— START INFORMATION SUPPLIED —

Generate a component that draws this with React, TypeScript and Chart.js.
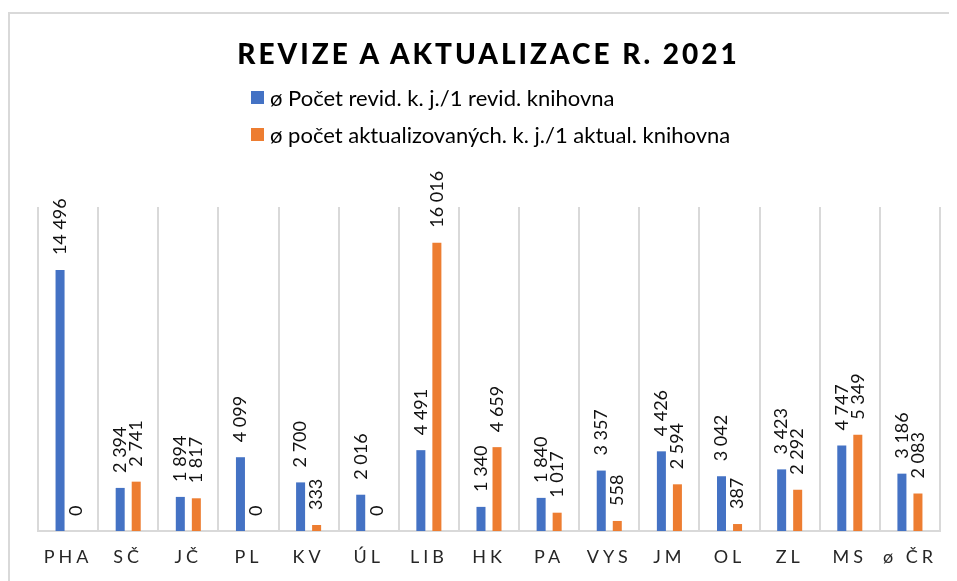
import React, { useEffect, useRef } from "react";
import { Chart, registerables } from "chart.js";

Chart.register(...registerables);

const categories = ["PHA", "SČ", "JČ", "PL", "KV", "ÚL", "LIB", "HK", "PA", "VYS", "JM", "OL", "ZL", "MS", "ø ČR"];
const revidValues = [14496, 2394, 1894, 4099, 2700, 2016, 4491, 1340, 1840, 3357, 4426, 3042, 3423, 4747, 3186];
const aktualValues = [0, 2741, 1817, 0, 333, 0, 16016, 4659, 1017, 558, 2594, 387, 2292, 5349, 2083];
const seriesNames = ["ø Počet revid. k. j./1 revid. knihovna", "ø počet aktualizovaných. k. j./1 aktual. knihovna"];
const seriesColors = ["#4472C4", "#ED7D31"];
const titleText = "REVIZE A AKTUALIZACE R. 2021";

const FONT = "Lato, 'Open Sans', sans-serif";

function fmt(v: number): string {
  return String(Math.round(v)).replace(/\B(?=(\d{3})+(?!\d))/g, " ");
}

const spacingPlugin = {
  id: "spacing",
  beforeDraw(chart: any) {
    chart.ctx.letterSpacing = "4px";
  },
  beforeDatasetsDraw(chart: any) {
    chart.ctx.letterSpacing = "0px";
  },
};

const labelPlugin = {
  id: "barLabels",
  afterDatasetsDraw(chart: any) {
    const ctx = chart.ctx;
    ctx.save();
    ctx.letterSpacing = "0px";
    ctx.font = `18px ${FONT}`;
    ctx.fillStyle = "#111";
    ctx.textAlign = "left";
    ctx.textBaseline = "middle";
    chart.data.datasets.forEach((ds: any, di: number) => {
      const meta = chart.getDatasetMeta(di);
      meta.data.forEach((bar: any, i: number) => {
        const v = ds.data[i];
        ctx.save();
        ctx.translate(bar.x, bar.y - 15);
        ctx.rotate(-Math.PI / 2);
        ctx.fillText(fmt(v), 0, 0);
        ctx.restore();
      });
    });
    ctx.restore();
  },
};

export default function App() {
  const canvasRef = useRef<HTMLCanvasElement | null>(null);

  useEffect(() => {
    if (!canvasRef.current) return;
    const chart = new Chart(canvasRef.current, {
      type: "bar",
      data: {
        labels: categories,
        datasets: [
          {
            label: seriesNames[0],
            data: revidValues,
            backgroundColor: seriesColors[0],
            categoryPercentage: 0.533,
            barPercentage: 0.5625,
          },
          {
            label: seriesNames[1],
            data: aktualValues,
            backgroundColor: seriesColors[1],
            categoryPercentage: 0.533,
            barPercentage: 0.5625,
          },
        ],
      },
      options: {
        animation: false,
        responsive: true,
        maintainAspectRatio: false,
        layout: { padding: { left: 30, right: 9, top: 199, bottom: 10 } },
        plugins: {
          legend: { display: false },
          title: { display: false },
          tooltip: { enabled: false },
        },
        scales: {
          x: {
            grid: { display: true, color: "#d9d9d9", lineWidth: 2, drawTicks: false, offset: true },
            border: { display: true, color: "#d9d9d9", width: 2 },
            ticks: {
              color: "#262626",
              font: { family: FONT, size: 18 },
              padding: 15,
              autoSkip: false,
              maxRotation: 0,
            },
            afterFit: (scale: any) => {
              scale.height = 40;
            },
          },
          y: {
            display: false,
            min: 0,
            max: 18000,
          },
        },
      },
      plugins: [spacingPlugin, labelPlugin],
    });
    return () => chart.destroy();
  }, []);

  return (
    <div style={{ position: "relative", width: 941, height: 573, overflow: "hidden", fontFamily: FONT }}>
      <div
        style={{
          position: "absolute",
          top: 4,
          left: 0,
          width: 1000,
          height: 1000,
          borderTop: "2px solid #d9d9d9",
          borderLeft: "2px solid #d9d9d9",
        }}
      />
      <div style={{ position: "absolute", top: 0, left: 0, width: 941, height: 573 }}>
        <canvas ref={canvasRef} />
      </div>
      <div
        style={{
          position: "absolute",
          top: 31,
          left: 0,
          width: 941,
          paddingLeft: 20,
          boxSizing: "border-box",
          textAlign: "center",
          fontSize: 28,
          lineHeight: "28px",
          fontWeight: 900,
          letterSpacing: "3px",
          color: "#000",
        }}
      >
        {titleText}
      </div>
      {seriesNames.map((name, i) => (
        <div
          key={name}
          style={{
            position: "absolute",
            left: 243,
            top: i === 0 ? 79 : 116,
            height: 20,
            display: "flex",
            alignItems: "center",
            fontSize: 22,
            color: "#000",
            whiteSpace: "nowrap",
          }}
        >
          <span style={{ display: "inline-block", width: 13, height: 13, background: seriesColors[i], marginRight: 6 }} />
          <span>{name}</span>
        </div>
      ))}
    </div>
  );
}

— END INFORMATION SUPPLIED —

Quote in full the listing given above; the images are to be left out.

* FINISHED TASK *
Generate a component that draws this with React, TypeScript and Chart.js.
import React, { useEffect, useRef } from "react";
import { Chart, registerables } from "chart.js";

Chart.register(...registerables);

const categories = ["PHA", "SČ", "JČ", "PL", "KV", "ÚL", "LIB", "HK", "PA", "VYS", "JM", "OL", "ZL", "MS", "ø ČR"];
const revidValues = [14496, 2394, 1894, 4099, 2700, 2016, 4491, 1340, 1840, 3357, 4426, 3042, 3423, 4747, 3186];
const aktualValues = [0, 2741, 1817, 0, 333, 0, 16016, 4659, 1017, 558, 2594, 387, 2292, 5349, 2083];
const seriesNames = ["ø Počet revid. k. j./1 revid. knihovna", "ø počet aktualizovaných. k. j./1 aktual. knihovna"];
const seriesColors = ["#4472C4", "#ED7D31"];
const titleText = "REVIZE A AKTUALIZACE R. 2021";

const FONT = "Lato, 'Open Sans', sans-serif";

function fmt(v: number): string {
  return String(Math.round(v)).replace(/\B(?=(\d{3})+(?!\d))/g, " ");
}

const spacingPlugin = {
  id: "spacing",
  beforeDraw(chart: any) {
    chart.ctx.letterSpacing = "4px";
  },
  beforeDatasetsDraw(chart: any) {
    chart.ctx.letterSpacing = "0px";
  },
};

const labelPlugin = {
  id: "barLabels",
  afterDatasetsDraw(chart: any) {
    const ctx = chart.ctx;
    ctx.save();
    ctx.letterSpacing = "0px";
    ctx.font = `18px ${FONT}`;
    ctx.fillStyle = "#111";
    ctx.textAlign = "left";
    ctx.textBaseline = "middle";
    chart.data.datasets.forEach((ds: any, di: number) => {
      const meta = chart.getDatasetMeta(di);
      meta.data.forEach((bar: any, i: number) => {
        const v = ds.data[i];
        ctx.save();
        ctx.translate(bar.x, bar.y - 15);
        ctx.rotate(-Math.PI / 2);
        ctx.fillText(fmt(v), 0, 0);
        ctx.restore();
      });
    });
    ctx.restore();
  },
};

export default function App() {
  const canvasRef = useRef<HTMLCanvasElement | null>(null);

  useEffect(() => {
    if (!canvasRef.current) return;
    const chart = new Chart(canvasRef.current, {
      type: "bar",
      data: {
        labels: categories,
        datasets: [
          {
            label: seriesNames[0],
            data: revidValues,
            backgroundColor: seriesColors[0],
            categoryPercentage: 0.533,
            barPercentage: 0.5625,
          },
          {
            label: seriesNames[1],
            data: aktualValues,
            backgroundColor: seriesColors[1],
            categoryPercentage: 0.533,
            barPercentage: 0.5625,
          },
        ],
      },
      options: {
        animation: false,
        responsive: true,
        maintainAspectRatio: false,
        layout: { padding: { left: 30, right: 9, top: 199, bottom: 10 } },
        plugins: {
          legend: { display: false },
          title: { display: false },
          tooltip: { enabled: false },
        },
        scales: {
          x: {
            grid: { display: true, color: "#d9d9d9", lineWidth: 2, drawTicks: false, offset: true },
            border: { display: true, color: "#d9d9d9", width: 2 },
            ticks: {
              color: "#262626",
              font: { family: FONT, size: 18 },
              padding: 15,
              autoSkip: false,
              maxRotation: 0,
            },
            afterFit: (scale: any) => {
              scale.height = 40;
            },
          },
          y: {
            display: false,
            min: 0,
            max: 18000,
          },
        },
      },
      plugins: [spacingPlugin, labelPlugin],
    });
    return () => chart.destroy();
  }, []);

  return (
    <div style={{ position: "relative", width: 941, height: 573, overflow: "hidden", fontFamily: FONT }}>
      <div
        style={{
          position: "absolute",
          top: 4,
          left: 0,
          width: 1000,
          height: 1000,
          borderTop: "2px solid #d9d9d9",
          borderLeft: "2px solid #d9d9d9",
        }}
      />
      <div style={{ position: "absolute", top: 0, left: 0, width: 941, height: 573 }}>
        <canvas ref={canvasRef} />
      </div>
      <div
        style={{
          position: "absolute",
          top: 31,
          left: 0,
          width: 941,
          paddingLeft: 20,
          boxSizing: "border-box",
          textAlign: "center",
          fontSize: 28,
          lineHeight: "28px",
          fontWeight: 900,
          letterSpacing: "3px",
          color: "#000",
        }}
      >
        {titleText}
      </div>
      {seriesNames.map((name, i) => (
        <div
          key={name}
          style={{
            position: "absolute",
            left: 243,
            top: i === 0 ? 79 : 116,
            height: 20,
            display: "flex",
            alignItems: "center",
            fontSize: 22,
            color: "#000",
            whiteSpace: "nowrap",
          }}
        >
          <span style={{ display: "inline-block", width: 13, height: 13, background: seriesColors[i], marginRight: 6 }} />
          <span>{name}</span>
        </div>
      ))}
    </div>
  );
}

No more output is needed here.